Eye Level

Years ago, when I worked in Giverny as a volunteer at the Musée Claude Monet, one of my jobs was to stock the post cards. Having learned in my prior career as a lawn mower to occupy my mind during monotonous tasks, the job served splendidly for a social experiment. Without claiming much in the way of scientific rigor, it may be reported generally that the cards that sold were those at eye level. It didn't seem to matter much which paintings went where. Eye level emptied first. There were a few exceptions to this sobering state of affairs. But the experience impressed on me the facile manipulability of image consumers. By extension, one may assume that the rack packers at ABC, NBC, CBS, FOX, PBS, CNN, MTV, ad naseum, bank on similar tendencies, as they peddle their interchangable filler materials between advertisments.

Needless to say, the power to determine what comes before the public gaze is coveted. In the advanced industrialized nations, the appearance of the internet has jostled the spinmeisters who have led with bread and circus. But it would be an avowal of geeky-faith to claim more than this. For it has become apparent that suppremacy in print, television, and radio -- not to mention corrupt political influence -- constitutes effective supremecy of the Internet. How else would one interpret the astronomical "hit" totals generated at sites like CNN.com and NFL.com? Likewise, institutions like Altavista, Yahoo, and Excite (all of which offer key-word search engines for the WWW), which represent new poles of influence in directing public attention, have quickly been folded into the operations of the largest media corporations.

Without denying the emergence of thousands of special interest web sites, and without ignoring that the "new media" offer numerous possibilities for ideological warriors equipped to exploit them; why not resist the broken record of optimistic prognosis that blares from all quarters in the wired world? Enough of the mythology of internet anarchy! The tale is no longer credible.
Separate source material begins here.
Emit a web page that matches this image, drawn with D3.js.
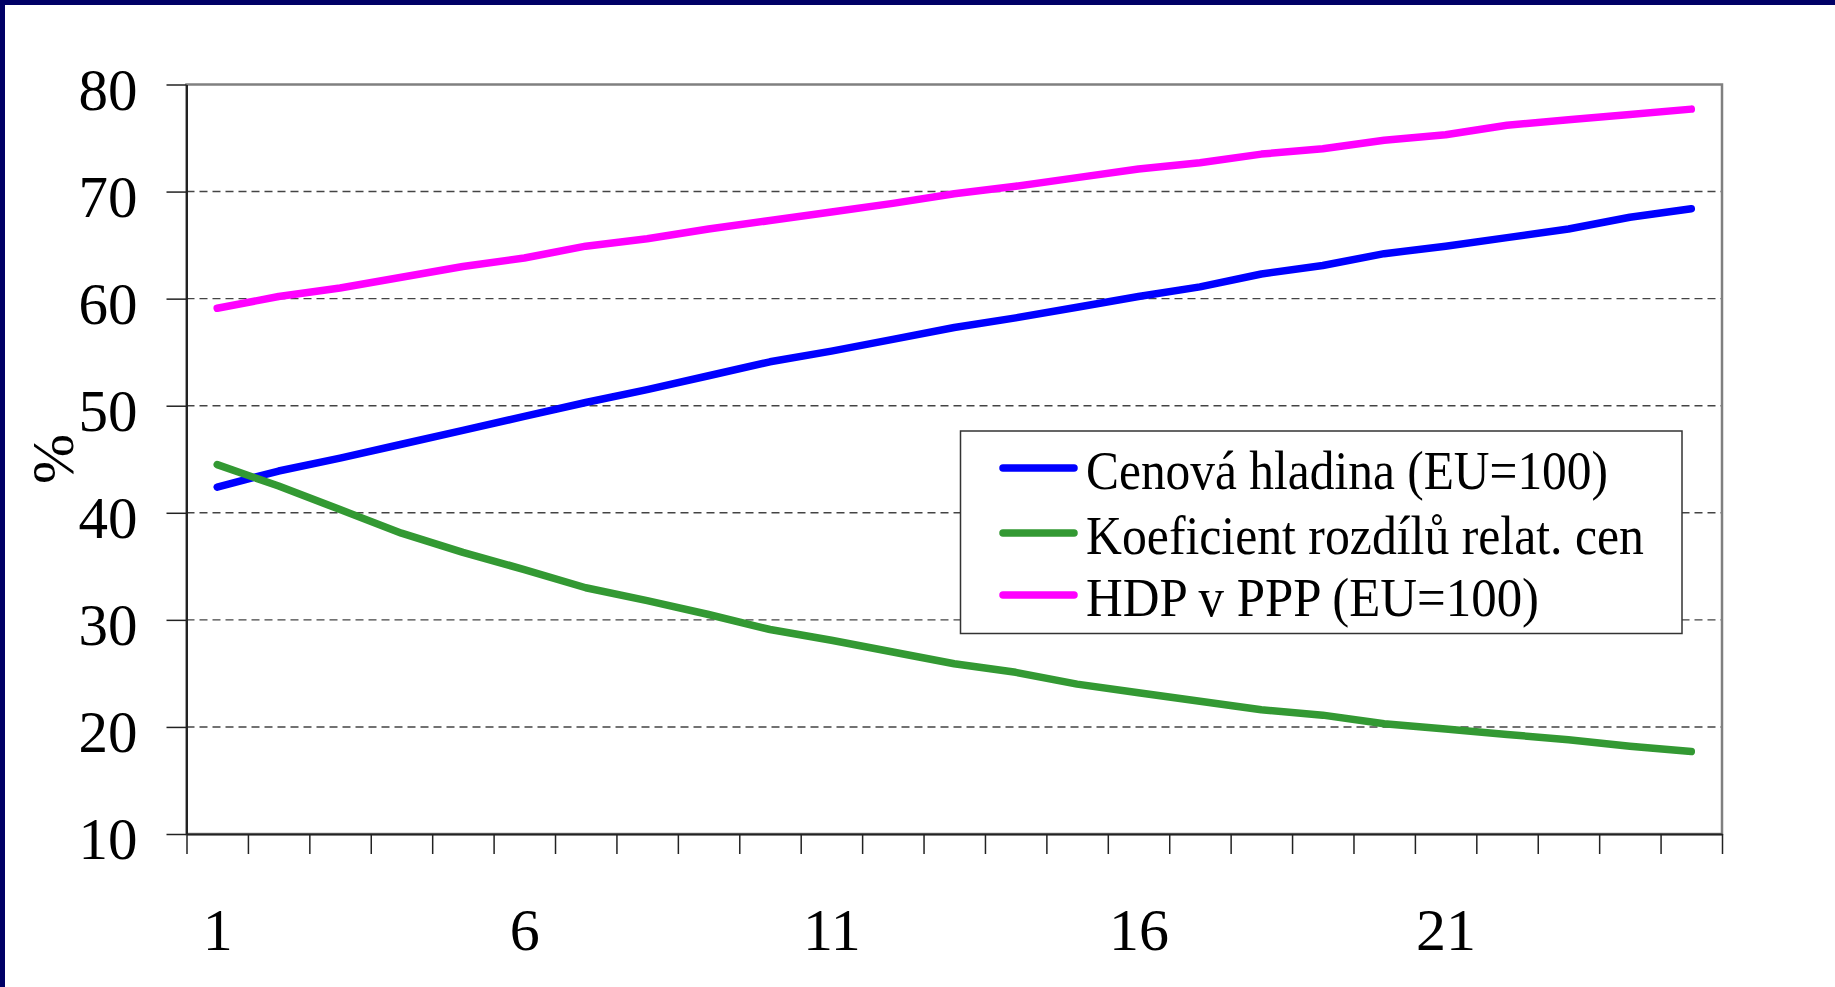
<!DOCTYPE html>
<html>
<head>
<meta charset="utf-8">
<script src="https://cdn.jsdelivr.net/npm/d3@7"></script>
<style>
  html, body { margin: 0; padding: 0; background: #fff; }
  svg { display: block; }
  text { font-family: "Liberation Serif", "Times New Roman", serif; fill: #000; }
</style>
</head>
<body>
<svg id="chart" width="1835" height="987"></svg>
<script>
// Period index (1..25)
const periods = d3.range(1, 26);
const xTickLabels = [1, 6, 11, 16, 21];
const yTicks = [10, 20, 30, 40, 50, 60, 70, 80];

const seriesNames = [
  "Cenová hladina (EU=100)",
  "Koeficient rozdílů relat. cen",
  "HDP v PPP (EU=100)"
];

// Price level relative to EU (EU=100)
const cenovaHladina = [42.4, 43.9, 45.1, 46.4, 47.7, 49.0, 50.3, 51.5, 52.8, 54.1,
                       55.1, 56.2, 57.3, 58.2, 59.2, 60.2, 61.1, 62.3, 63.1, 64.2,
                       64.9, 65.7, 66.5, 67.6, 68.4];
// Coefficient of relative price differences
const koeficient = [44.5, 42.5, 40.3, 38.1, 36.3, 34.7, 33.0, 31.8, 30.5, 29.1,
                    28.1, 27.0, 25.9, 25.1, 24.0, 23.2, 22.4, 21.6, 21.1, 20.3,
                    19.8, 19.3, 18.8, 18.2, 17.7];
// GDP in PPP relative to EU (EU=100)
const hdpPPP = [59.1, 60.2, 61.0, 62.0, 63.0, 63.8, 64.9, 65.6, 66.5, 67.3,
                68.1, 68.9, 69.8, 70.5, 71.3, 72.1, 72.7, 73.5, 74.0, 74.8,
                75.3, 76.2, 76.7, 77.2, 77.7];

const seriesColors = ["#0000ff", "#339933", "#ff00ff"];
const seriesValues = [cenovaHladina, koeficient, hdpPPP];

const svg = d3.select("#chart");
const W = 1835, H = 987;

// Slide frame: navy edge along top and left
svg.append("rect").attr("x", 0).attr("y", 0).attr("width", W).attr("height", H).attr("fill", "#fff");
svg.append("rect").attr("x", 0).attr("y", 0).attr("width", W).attr("height", 5).attr("fill", "#000066");
svg.append("rect").attr("x", 0).attr("y", 0).attr("width", 5).attr("height", H).attr("fill", "#000066");

const plot = { left: 186.5, right: 1722, top: 84.5, bottom: 834 };

// Categories sit in the middle of equal-width slots
const x = d3.scaleLinear().domain([0.5, 25.5]).range([plot.left, plot.right]);
const y = d3.scaleLinear().domain([10, 80]).range([plot.bottom, plot.top]);

// Dashed horizontal gridlines
svg.append("g")
  .selectAll("line")
  .data(yTicks.filter(v => v > 10 && v < 80))
  .join("line")
  .attr("x1", plot.left).attr("x2", plot.right)
  .attr("y1", d => y(d)).attr("y2", d => y(d))
  .attr("stroke", "#444").attr("stroke-width", 1.4)
  .attr("stroke-dasharray", "8,5");

// Plot area frame
svg.append("rect")
  .attr("x", plot.left).attr("y", plot.top)
  .attr("width", plot.right - plot.left).attr("height", plot.bottom - plot.top)
  .attr("fill", "none").attr("stroke", "#808080").attr("stroke-width", 2.5);

// Y axis
const yAxis = svg.append("g")
  .attr("transform", `translate(${plot.left},0)`)
  .call(d3.axisLeft(y).tickValues(yTicks).tickSize(20).tickPadding(29).tickSizeOuter(0));
yAxis.select(".domain").attr("stroke", "#222").attr("stroke-width", 2);
yAxis.selectAll(".tick line").attr("stroke", "#222").attr("stroke-width", 1.5);
yAxis.selectAll(".tick text")
  .attr("font-size", 59)
  .attr("font-family", "'Liberation Serif', 'Times New Roman', serif")
  .attr("dy", "0.42em");

// X axis: tick marks on slot boundaries
const xAxisTicks = svg.append("g")
  .attr("transform", `translate(0,${plot.bottom})`)
  .call(d3.axisBottom(x).tickValues(d3.range(0.5, 26, 1)).tickFormat("").tickSize(20).tickSizeOuter(0));
xAxisTicks.select(".domain").attr("stroke", "#222").attr("stroke-width", 2);
xAxisTicks.selectAll(".tick line").attr("stroke", "#222").attr("stroke-width", 1.5);

// X axis labels under every fifth period
const xAxisLabels = svg.append("g")
  .attr("transform", `translate(0,${plot.bottom})`)
  .call(d3.axisBottom(x).tickValues(xTickLabels).tickSize(0).tickPadding(73));
xAxisLabels.select(".domain").remove();
xAxisLabels.selectAll(".tick text")
  .attr("font-size", 60)
  .attr("font-family", "'Liberation Serif', 'Times New Roman', serif");

// Y axis title
svg.append("text")
  .attr("transform", "translate(73,459) rotate(-90)")
  .attr("text-anchor", "middle")
  .attr("font-size", 60)
  .text("%");

// Series lines
const line = d3.line()
  .x((d, i) => x(periods[i]))
  .y(d => y(d));

svg.append("g")
  .selectAll("path")
  .data(seriesValues)
  .join("path")
  .attr("d", d => line(d))
  .attr("fill", "none")
  .attr("stroke", (d, i) => seriesColors[i])
  .attr("stroke-width", 7.5)
  .attr("stroke-linecap", "round")
  .attr("stroke-linejoin", "round");

// Legend
const legend = svg.append("g");
legend.append("rect")
  .attr("x", 960.5).attr("y", 431)
  .attr("width", 721.5).attr("height", 202.5)
  .attr("fill", "#fff").attr("stroke", "#333").attr("stroke-width", 1.5);

const legendRowY = [468, 533, 595];
const legendTextWidth = [522, 558, 453];
const entries = legend.selectAll("g.entry")
  .data(seriesNames)
  .join("g")
  .attr("class", "entry");

entries.append("line")
  .attr("x1", 1003).attr("x2", 1074)
  .attr("y1", (d, i) => legendRowY[i]).attr("y2", (d, i) => legendRowY[i])
  .attr("stroke", (d, i) => seriesColors[i])
  .attr("stroke-width", 7.5)
  .attr("stroke-linecap", "round");

entries.append("text")
  .attr("x", 1086)
  .attr("y", (d, i) => legendRowY[i] + 21)
  .attr("font-size", 55)
  .attr("textLength", (d, i) => legendTextWidth[i])
  .attr("lengthAdjust", "spacingAndGlyphs")
  .text(d => d);
</script>
</body>
</html>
This does not mean "the internet is bad," or that artists and intellectuals should turn inward and away from the networked gaze. Simply that audiences will continue to be conditioned from the first by the corporate designs of the window makers. Their fantastic stained glass, that leads ultimately into the bowels of their product catalog databases, leaves few messages unfiltered. Is it really necessary to detail the abusive history of Microsoft? The bottom line is that MS-NBC, and all the MS-media-entertainment organs, deliver whatever they want and create the technical means to insure that others don't compete.

The depletion of competition in the newspaper markets around the U.S. is well known. The merger, in the early 80s, of the supposedly "liberal" Detroit Free Press and the "conservative" Detroit News into a single newspaper, was emblematic of this era of diminishing news alternatives. Still the assault continues. Driven by obscure imperatives to repress small newspapers, cities officials around the U.S. have begun restricting newspaper boxes. These sales points are being attacked as aesthetically displeasing and as "safety hazards." But anyone familiar with healthier, competitive newspapers markets abroad can see that the proposed box alternatives will effectively silence local and independent voices. Rather than many boxes, the deputy mayors call (in concert) for one, vertical box. Well, having learned from the post card experiments, we know what that means: those who can finance eye level delivery will have most of the attention.

Eyes trained on the wrong messages has become, for me, a predominant image of media saturated industrial cultures. Wrong because they are messages crafted to serve the interests of the media monopolists who "pack the racks." Wrong because the obsessional patterns of ad-driven broadcasting, with its cyclones of stupidity (OJ, Monica Lewinsky), spill so much blood through neglect of important issues that will never reach eye level.